The pensions industry says the Government is jeopardising automatic enrolment into workplace pensions by stepping in to ban unregulated charging by advisers.
Major advisory firms, however, joined consumer campaigners in welcoming the decision by Pensions Minister Steve Webb, as heading off a potential mis-selling scandal.
As The Herald revealed in February, employees enrolled into a pension scheme risked seeing a significant proportion of their contributions disappear in adviser charges, after the outgoing Financial Services Authority approved "consultancy charging" for corporate pensions.
Although modelled on the new "adviser charging" for retail investments and individual pensions, consultancy charging is agreed with the employer and allows potentially large deductions from pension pots unbeknown to the employee, without specific regulation.

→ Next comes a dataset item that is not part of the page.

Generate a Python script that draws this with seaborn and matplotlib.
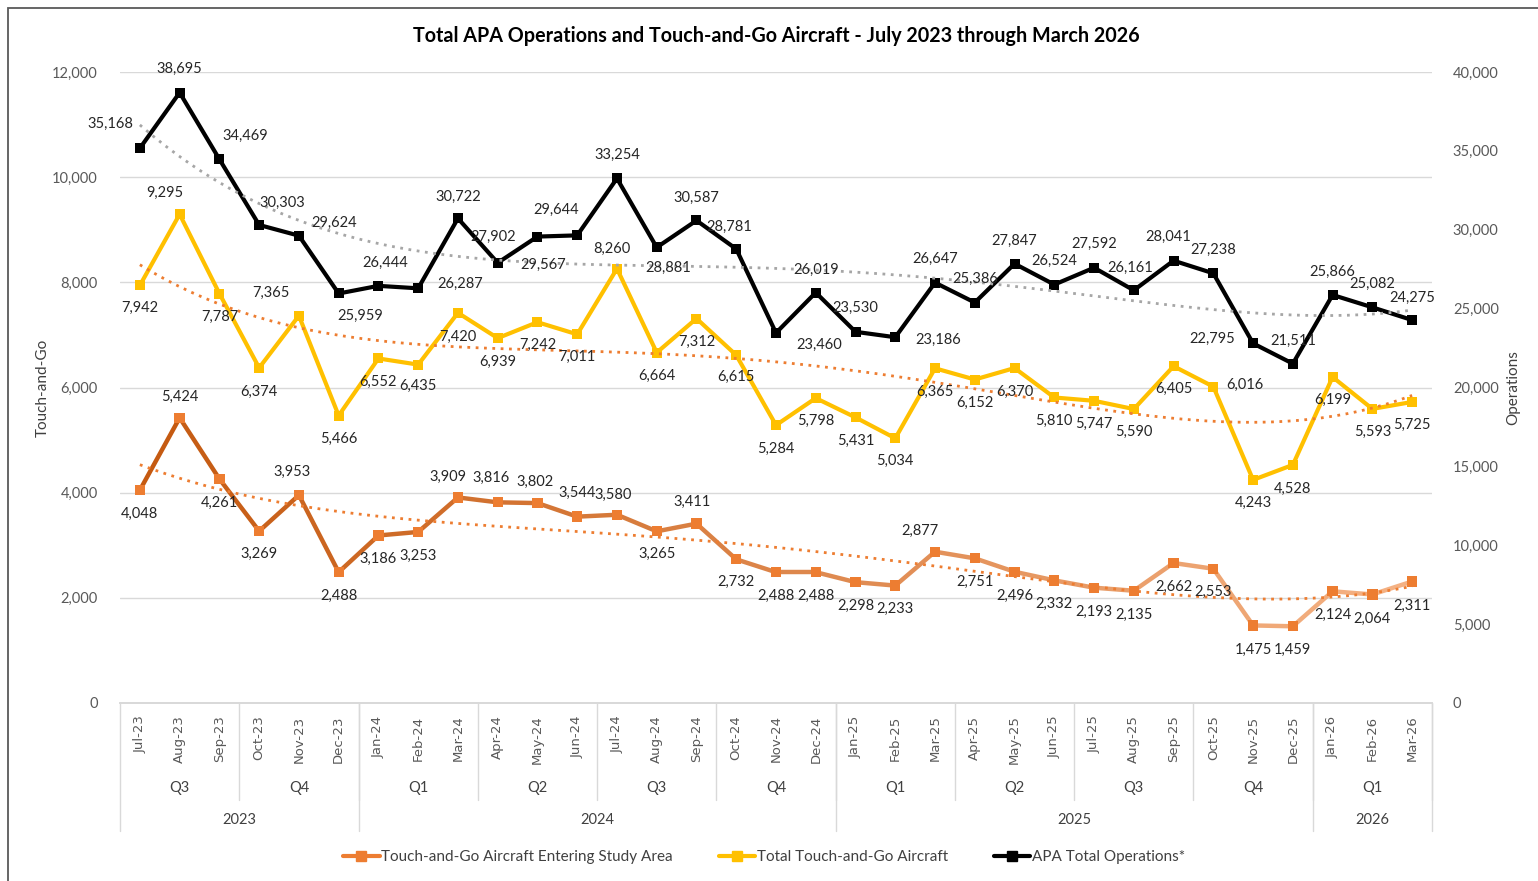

Mr Webb said: "With millions of people taking up pension saving for the first time under automatic enrolment, we have to give people confidence that they will get good value for money."

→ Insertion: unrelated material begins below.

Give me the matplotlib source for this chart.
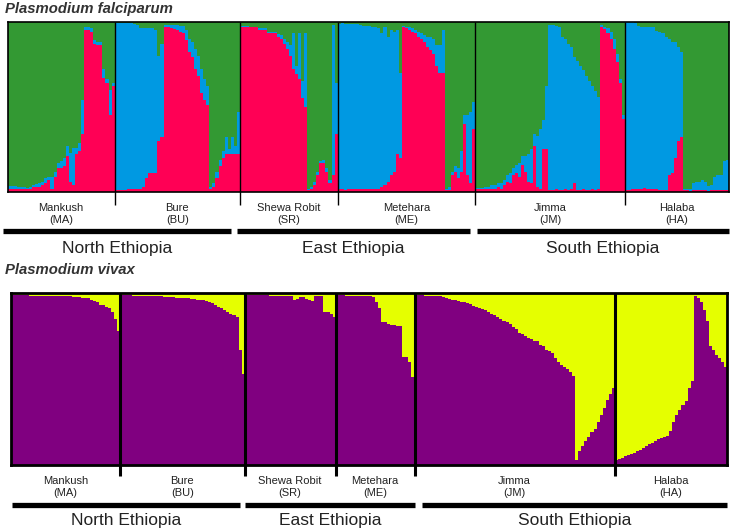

The minister said he was now looking at alternatives, including a cap on charges for default funds.
However, the Association of British Insurers said the decision put the success of auto-enrolment at risk.
Ewan Smith, managing director of Scottish Life, said: "We are very disappointed by this announcement as we believe it will undermine the success of automatic enrolment.

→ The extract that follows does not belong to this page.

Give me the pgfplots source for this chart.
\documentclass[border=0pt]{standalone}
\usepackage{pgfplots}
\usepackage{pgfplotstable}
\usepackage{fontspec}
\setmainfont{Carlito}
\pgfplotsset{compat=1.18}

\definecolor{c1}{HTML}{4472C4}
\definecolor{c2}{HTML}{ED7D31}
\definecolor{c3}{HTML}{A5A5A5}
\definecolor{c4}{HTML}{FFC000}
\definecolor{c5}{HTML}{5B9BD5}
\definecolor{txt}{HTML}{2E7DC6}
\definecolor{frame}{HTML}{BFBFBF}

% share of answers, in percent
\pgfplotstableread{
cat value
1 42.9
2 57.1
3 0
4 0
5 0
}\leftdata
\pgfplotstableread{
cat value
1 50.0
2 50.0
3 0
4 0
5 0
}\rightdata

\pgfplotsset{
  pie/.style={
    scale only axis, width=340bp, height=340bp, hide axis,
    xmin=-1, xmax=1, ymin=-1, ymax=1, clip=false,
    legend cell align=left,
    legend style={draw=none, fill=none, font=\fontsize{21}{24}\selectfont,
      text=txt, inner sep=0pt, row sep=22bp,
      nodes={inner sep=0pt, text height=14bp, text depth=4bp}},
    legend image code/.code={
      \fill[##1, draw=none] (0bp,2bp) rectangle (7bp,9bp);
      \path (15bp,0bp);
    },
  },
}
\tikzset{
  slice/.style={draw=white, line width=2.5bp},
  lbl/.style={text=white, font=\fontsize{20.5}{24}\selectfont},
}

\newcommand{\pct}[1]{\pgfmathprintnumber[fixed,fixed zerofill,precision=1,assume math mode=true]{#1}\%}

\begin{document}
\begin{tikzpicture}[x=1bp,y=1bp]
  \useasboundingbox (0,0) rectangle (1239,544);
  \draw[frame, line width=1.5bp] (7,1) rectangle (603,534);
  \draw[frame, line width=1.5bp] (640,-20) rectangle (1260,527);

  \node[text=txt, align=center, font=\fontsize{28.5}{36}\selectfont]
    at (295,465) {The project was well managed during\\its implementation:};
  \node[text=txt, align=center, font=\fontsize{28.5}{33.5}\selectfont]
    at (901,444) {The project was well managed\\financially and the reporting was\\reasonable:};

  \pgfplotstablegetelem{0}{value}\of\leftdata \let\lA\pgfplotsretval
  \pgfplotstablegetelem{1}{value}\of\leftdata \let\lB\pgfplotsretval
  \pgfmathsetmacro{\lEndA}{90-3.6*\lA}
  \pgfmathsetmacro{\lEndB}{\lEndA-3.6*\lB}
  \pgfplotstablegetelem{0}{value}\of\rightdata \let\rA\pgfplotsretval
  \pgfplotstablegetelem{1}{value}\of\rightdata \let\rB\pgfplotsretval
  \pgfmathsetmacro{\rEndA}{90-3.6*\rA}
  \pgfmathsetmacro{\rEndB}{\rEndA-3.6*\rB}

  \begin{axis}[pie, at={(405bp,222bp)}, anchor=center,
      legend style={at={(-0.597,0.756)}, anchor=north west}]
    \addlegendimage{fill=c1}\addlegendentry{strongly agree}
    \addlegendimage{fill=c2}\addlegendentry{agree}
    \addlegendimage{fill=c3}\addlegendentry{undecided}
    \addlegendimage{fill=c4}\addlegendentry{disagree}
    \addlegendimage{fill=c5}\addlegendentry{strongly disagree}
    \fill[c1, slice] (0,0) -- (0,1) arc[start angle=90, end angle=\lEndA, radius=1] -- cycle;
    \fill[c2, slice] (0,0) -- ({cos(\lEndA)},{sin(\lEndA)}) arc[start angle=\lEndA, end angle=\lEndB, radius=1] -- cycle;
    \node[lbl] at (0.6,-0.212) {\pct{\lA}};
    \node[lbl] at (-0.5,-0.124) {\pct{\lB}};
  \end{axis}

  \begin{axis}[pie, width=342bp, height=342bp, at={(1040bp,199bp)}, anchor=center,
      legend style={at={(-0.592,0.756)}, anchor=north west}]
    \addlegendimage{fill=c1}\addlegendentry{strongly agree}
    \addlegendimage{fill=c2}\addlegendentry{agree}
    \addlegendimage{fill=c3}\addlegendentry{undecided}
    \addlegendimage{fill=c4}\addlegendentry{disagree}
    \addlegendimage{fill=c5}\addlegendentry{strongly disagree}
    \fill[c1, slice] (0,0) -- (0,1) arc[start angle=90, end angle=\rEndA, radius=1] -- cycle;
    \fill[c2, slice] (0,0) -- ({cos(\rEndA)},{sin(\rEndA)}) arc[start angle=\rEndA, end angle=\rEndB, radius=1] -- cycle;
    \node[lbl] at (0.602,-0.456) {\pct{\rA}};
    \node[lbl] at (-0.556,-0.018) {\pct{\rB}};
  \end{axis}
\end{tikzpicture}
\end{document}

"All the research and experience we have in the SME market tells us that employers require professional support in meeting the challenge."
Joanne Segars, director-general of the National Association of Pension Funds, said: "Excessive consultancy charges can be a serious problem, and we are concerned about them, but a blanket ban is too simplistic.
"Employers should not be allowed to pass on charges for advice that does not directly benefit the saver, such as guidance on complying with auto-enrolment laws. But sometimes savers can benefit from the advice that comes with these charges."
But Adam Phillips, chair of the Financial Services Consumer Panel, said: "Consultancy charging would have taken significant money from member contributions in the first two years of scheme membership.
"For frequent job changers the impact would have been particularly pernicious. They would have suffered losses every time they joined a new employer's scheme.
"We welcome the Government's action in removing this potential source of serious detriment that could have damaged confidence in pension saving and auto-enrolment."
Pensions campaigner Dr Ros Altmann, congratulating Mr Webb, said: "Although the workers foot the bill, they receive nothing in exchange.
"Worse still, because the advice is being given to the employer and not individuals, these consultants are not even required to have the standard qualifications and are not covered by the normal regulatory protections."
In a recent Which? mystery shopping exercise, various insurance companies agreed to charging each worker £400-£450 for the first year and then ongoing annual charges on further contributions each year, ranging from £5 a year to 7.5% a year for the first five years.
Dr Altmann said: "For a low earner, these kinds of fee levels could see their pension fund reduced by nearly half yet they can do nothing to protect themselves."
Richard Lloyd, Which? executive director, said it was "a big win for millions of consumers".
Tom McPhail at Hargreaves Lansdown said without the ban "some people will be deterred from investing for fear they will be ripped off and in a minority of cases such fears may be justified".